Phase 3: Operating the ISMS (Weeks 12–24)

Here's something that catches many organizations off guard: you can't certify against a management system that hasn't been operating. The auditor needs evidence that the ISMS has been running for a meaningful period — typically at least three months.

During this phase, you're generating the operational evidence that proves the system works:

  • Risk assessments have been conducted and reviewed
  • Policies have been communicated and acknowledged
  • Access reviews have been performed on schedule
  • Incidents have been managed through the defined process
  • Changes have followed the change management procedure
  • Monitoring and metrics are being collected and reviewed

You also need to complete an internal audit of your ISMS during this phase. The internal audit must cover the full scope and be conducted by someone independent of the areas being audited. This is a requirement, not a nice-to-have. Many companies engage external consultants for the first internal audit to ensure objectivity and thoroughness.

Finally, conduct a management review — a formal meeting where leadership reviews the ISMS performance, risk landscape, audit results, and improvement opportunities. Document the meeting, the inputs reviewed, and the decisions made.

Phase 4: Stage 1 Audit (1–2 Days)

The Stage 1 audit is a documentation review. The certification body reviews your ISMS documentation, assesses your readiness for Stage 2, and identifies any areas of concern.

The auditor will review your scope, risk assessment, SoA, policies, internal audit results, and management review records. They're looking for completeness and coherence — does the documentation tell a consistent story? Are there obvious gaps?

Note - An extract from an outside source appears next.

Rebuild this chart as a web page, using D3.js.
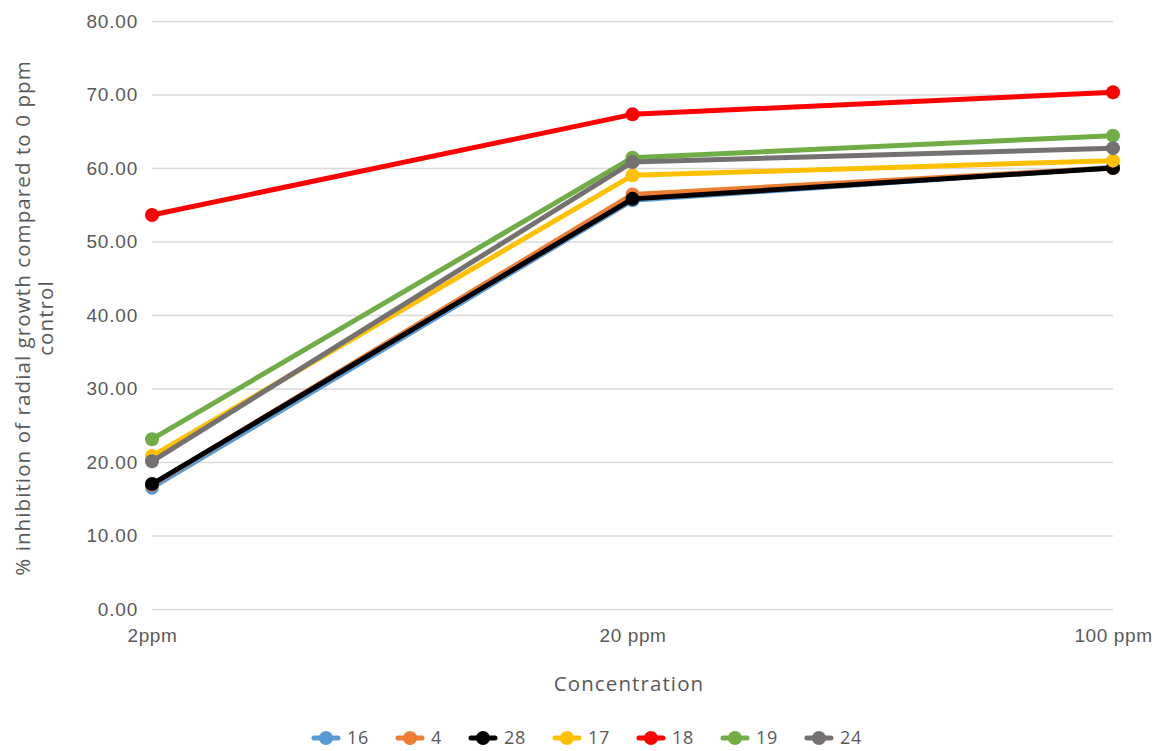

Stage 1 typically results in findings that need to be addressed before Stage 2. These aren't nonconformities in the formal sense — they're readiness observations. Take them seriously and close them promptly.

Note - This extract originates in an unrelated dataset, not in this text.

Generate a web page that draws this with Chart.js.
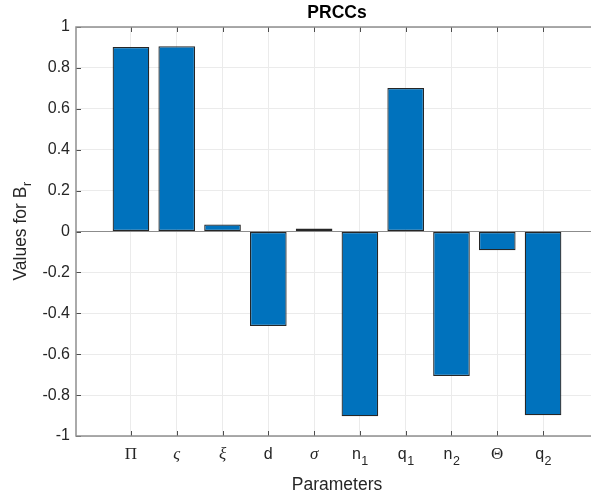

Phase 5: Stage 2 Audit (3–5 Days)

Stage 2 is the full certification audit. The auditor verifies that your ISMS is implemented, operating effectively, and conforming to the standard. This involves document review, staff interviews, technical verification, and evidence sampling.

The auditor will trace paths through your ISMS — starting from a risk, following it through the risk treatment plan, verifying the control is implemented, checking that monitoring is in place, and confirming that exceptions are managed. They'll talk to people at every level, from executives to system administrators.

Findings fall into three categories:

  • Major nonconformities must be resolved before certification is granted.
  • Minor nonconformities must be resolved within a defined timeframe (usually 90 days) but don't block certification.
  • Opportunities for improvement are suggestions, not requirements.

Most first-time certifiers receive a handful of minor nonconformities. That's normal and expected. Zero findings is unusual and sometimes signals that the audit wasn't thorough enough.

After Certification: The Ongoing Commitment

Certification is valid for three years, but it's not a "set it and forget it" achievement. Surveillance audits occur annually — typically at the 12-month and 24-month marks — where the certification body verifies that the ISMS continues to operate effectively. At the three-year mark, a full recertification audit is required.

The organizations that struggle post-certification are the ones that treated it as a project rather than an operating model. The ISMS needs to be maintained — risks re-assessed, policies updated, controls monitored, incidents managed, improvements implemented. If you let the system atrophy between audits, surveillance audits become painful and expensive.

Realistic Timeline and Budget

For a mid-size technology company (50–200 employees), plan for:

  • Timeline: 6–9 months from kickoff to certification
  • Consulting support: $30,000–$80,000 (if used)
  • Certification body fees: $15,000–$40,000 for the initial audit cycle
  • Tooling: $15,000–$40,000/year for a GRC platform
  • Internal time: 500–1,500 person-hours

The investment is significant, but ISO 27001 certification opens doors that other frameworks don't — particularly in European and APAC markets where it's often the default trust standard. Combined with frameworks like SOC 2 and NIST CSF, it forms the backbone of a mature, scalable compliance program.